[Charts and diagrams as code]
·····

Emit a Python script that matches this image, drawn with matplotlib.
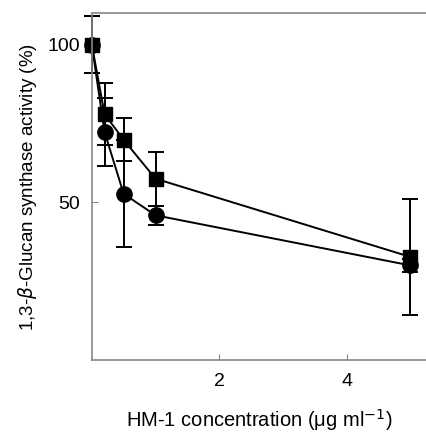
import matplotlib.pyplot as plt
import numpy as np

plt.rcParams['font.family'] = ['Liberation Sans', 'DejaVu Sans']

# HM-1 concentration (ug/ml)
conc = [0, 0.2, 0.5, 1, 5]

# squares
sq_y = [100, 78, 69.8, 57.5, 32.7]
sq_err = [9, 9.7, 6.8, 8.5, 18.5]

# circles
ci_y = [100, 72.3, 52.7, 45.9, 30]
ci_err = [9, 10.7, 17, 3, 2]

fig = plt.figure(figsize=(4.27, 4.38), dpi=100)
ax = fig.add_axes([0.215, 0.178, 0.785, 0.792])

for y, e, m, ms in [(ci_y, ci_err, 'o', 11), (sq_y, sq_err, 's', 10.5)]:
    ln = ax.errorbar(conc, y, yerr=e, fmt='-' + m, color='black', ms=ms,
                     lw=1.4, elinewidth=1.4, capsize=5.5, capthick=1.4)
    for art in ln.get_children():
        art.set_clip_on(False)

ax.set_xlim(0, 5.26)
ax.set_ylim(0, 110)
ax.set_xticks([2, 4])
ax.set_yticks([50, 100])
ax.tick_params(labelsize=14, length=4, color='#888888', direction='in')
ax.tick_params(axis='x', pad=9)
ax.tick_params(axis='y', pad=8.5)

ax.spines['right'].set_visible(False)
for s in ['left', 'bottom', 'top']:
    ax.spines[s].set_color('#888888')
    ax.spines[s].set_linewidth(1.2)

ax.set_ylabel(r'1,3-$\beta$-Glucan synthase activity (%)', fontsize=13.5, labelpad=6)
ax.set_xlabel(r'HM-1 concentration ($\mathregular{\mu}$g ml$^{-1}$)', fontsize=14.5, labelpad=13)

fig.savefig('out.png', dpi=100)
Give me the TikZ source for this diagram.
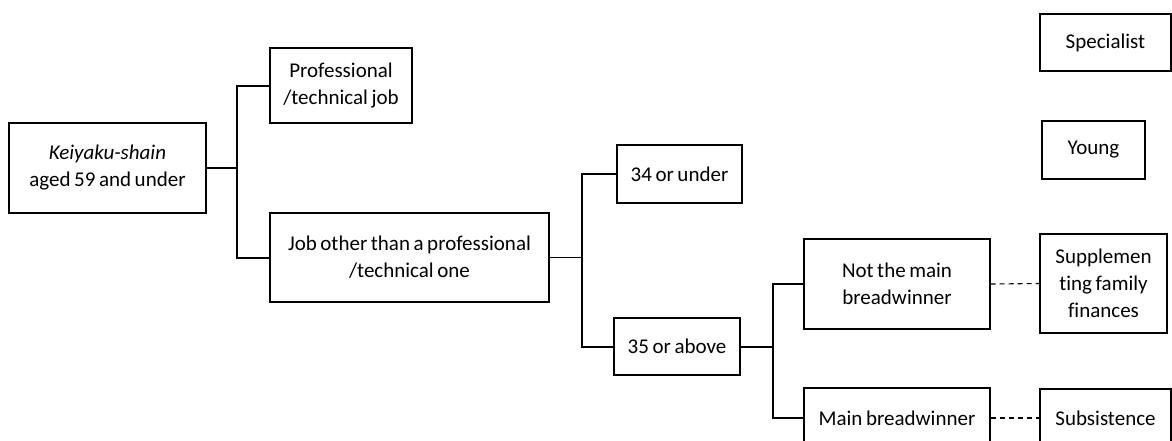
\documentclass[tikz,border=0pt]{standalone}
\usepackage{fontspec}
\setmainfont[Ligatures=NoCommon,WordSpace=0.75]{Carlito}
\begin{document}
\begin{tikzpicture}[x=1pt,y=-1pt,
  box/.style={draw, line width=1.2pt, align=center, inner sep=0pt,
    font=\fontsize{21}{27}\selectfont},
  stub/.style={line width=1.1pt},
  bracket/.style={line width=2pt},
  dashline/.style={line width=1.1pt, dashed, dash pattern=on 5pt off 4pt}]
\useasboundingbox (0,0) rectangle (1172,440);
\clip (0,0) rectangle (1172,440);
\node[box, minimum width=197pt, minimum height=90pt] (k) at (107.5,168) {\textit{Keiyaku-shain}\\aged 59 and under};
\node[box, minimum width=142pt, minimum height=75pt] (prof) at (341,85.5) {Professional\\/technical job};
\node[box, minimum width=279pt, minimum height=89pt] (job) at (409.5,257.5) {Job other than a professional\\/technical one};
\node[box, minimum width=125pt, minimum height=58pt] (y34) at (679.5,174) {34 or under};
\node[box, minimum width=126pt, minimum height=57pt] (o35) at (677,346.5) {35 or above};
\node[box, minimum width=186pt, minimum height=90pt] (nm) at (897,284) {Not the main\\breadwinner};
\node[box, minimum width=186pt, minimum height=60pt] (mb) at (897,418) {Main breadwinner};
\node[box, minimum width=131pt, minimum height=57pt] (spec) at (1105.5,42.5) {Specialist};
\node[box, minimum width=103pt, minimum height=58pt] (young) at (1093.5,150) {Young};
\node[box, minimum width=127pt, minimum height=99pt] (supp) at (1103.5,283.5) {Supplemen\\ting family\\finances};
\node[box, minimum width=131pt, minimum height=58pt] (subs) at (1105.5,418) {Subsistence};
\coordinate (b1) at (237,168);
\coordinate (b2) at (582,257.5);
\coordinate (b3) at (773,346.5);
\draw[stub] (k.east) -- (b1);
\draw[bracket] (b1) |- (prof.west);
\draw[bracket] (b1) |- (job.west);
\draw[stub] (job.east) -- (b2);
\draw[bracket] (b2) |- (y34.west);
\draw[bracket] (b2) |- (o35.west);
\draw[bracket] (o35.east) -- (b3);
\draw[bracket] (b3) |- (nm.west);
\draw[bracket] (b3) |- (mb.west);
\draw[dashline] (nm.east) -- (supp.west);
\draw[dashline] (mb.east) -- (subs.west);
\end{tikzpicture}
\end{document}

·····

▶ **Work to do**
Extract the lines exactly, please: the first line of the listing, the line with "fig.savefig('out.png', dpi=100)", and every line between them, but no pictures.

▶ **Expected output**
Emit a Python script that matches this image, drawn with matplotlib.
import matplotlib.pyplot as plt
import numpy as np

plt.rcParams['font.family'] = ['Liberation Sans', 'DejaVu Sans']

# HM-1 concentration (ug/ml)
conc = [0, 0.2, 0.5, 1, 5]

# squares
sq_y = [100, 78, 69.8, 57.5, 32.7]
sq_err = [9, 9.7, 6.8, 8.5, 18.5]

# circles
ci_y = [100, 72.3, 52.7, 45.9, 30]
ci_err = [9, 10.7, 17, 3, 2]

fig = plt.figure(figsize=(4.27, 4.38), dpi=100)
ax = fig.add_axes([0.215, 0.178, 0.785, 0.792])

for y, e, m, ms in [(ci_y, ci_err, 'o', 11), (sq_y, sq_err, 's', 10.5)]:
    ln = ax.errorbar(conc, y, yerr=e, fmt='-' + m, color='black', ms=ms,
                     lw=1.4, elinewidth=1.4, capsize=5.5, capthick=1.4)
    for art in ln.get_children():
        art.set_clip_on(False)

ax.set_xlim(0, 5.26)
ax.set_ylim(0, 110)
ax.set_xticks([2, 4])
ax.set_yticks([50, 100])
ax.tick_params(labelsize=14, length=4, color='#888888', direction='in')
ax.tick_params(axis='x', pad=9)
ax.tick_params(axis='y', pad=8.5)

ax.spines['right'].set_visible(False)
for s in ['left', 'bottom', 'top']:
    ax.spines[s].set_color('#888888')
    ax.spines[s].set_linewidth(1.2)

ax.set_ylabel(r'1,3-$\beta$-Glucan synthase activity (%)', fontsize=13.5, labelpad=6)
ax.set_xlabel(r'HM-1 concentration ($\mathregular{\mu}$g ml$^{-1}$)', fontsize=14.5, labelpad=13)

fig.savefig('out.png', dpi=100)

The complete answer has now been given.